THE KEELE-OXFORD-ST ANDREWS KANTIAN (KOSAK) RESEARCH CENTRE &
Invites you all to the following Royal Institute of Philosophy Lecture
All Welcome! Wine
Abstract:
For the first two-thirds of the twentieth century, it was the view of many in mainstream Anglo-American philosophy that the question ‘What is the meaning of life?’ itself had no clear meaning. More recent developments since then have seen a change in attitude. Now a number of philosophers think that the question can be understood to have a certain meaning, although there appears to be some disagreement as to what that meaning is. Timothy Mawson, in his recent book God and the Meanings of Life, has hypothesised that this disagreement results from the question having more than one possible legitimate meaning.

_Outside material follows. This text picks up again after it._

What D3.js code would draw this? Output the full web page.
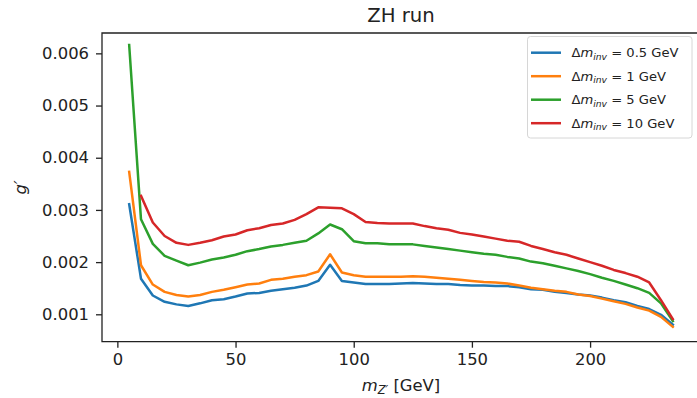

He argues that the question of life’s meaning has a number of different interpretations, each with its own answer. In my talk, I suggest that, although Mawson has argued that his view does not allow for the possibility that the question can mean anything at all, the reasons he gives for this restriction do not, as they stand, adequately support it. Hence, if we want to say that the question ‘What is the meaning of life?’ means more than one thing, we need to say more to avoid the possibility that it can mean anything.
About the speaker:
Dr. Nick Waghorn taught at a number of colleges in Oxford before taking up a position as a tutor in philosophy at St. Benet’s Hall, and later also at Blackfriars Hall. His main research interest has been in the intersection between value theory and metaphysics, and in this regard he published a book with Bloomsbury in 2014 called Nothingness and the Meaning of Life. He is also interested in philosophical methodology, and in how the concepts of nothing, something and everything relate.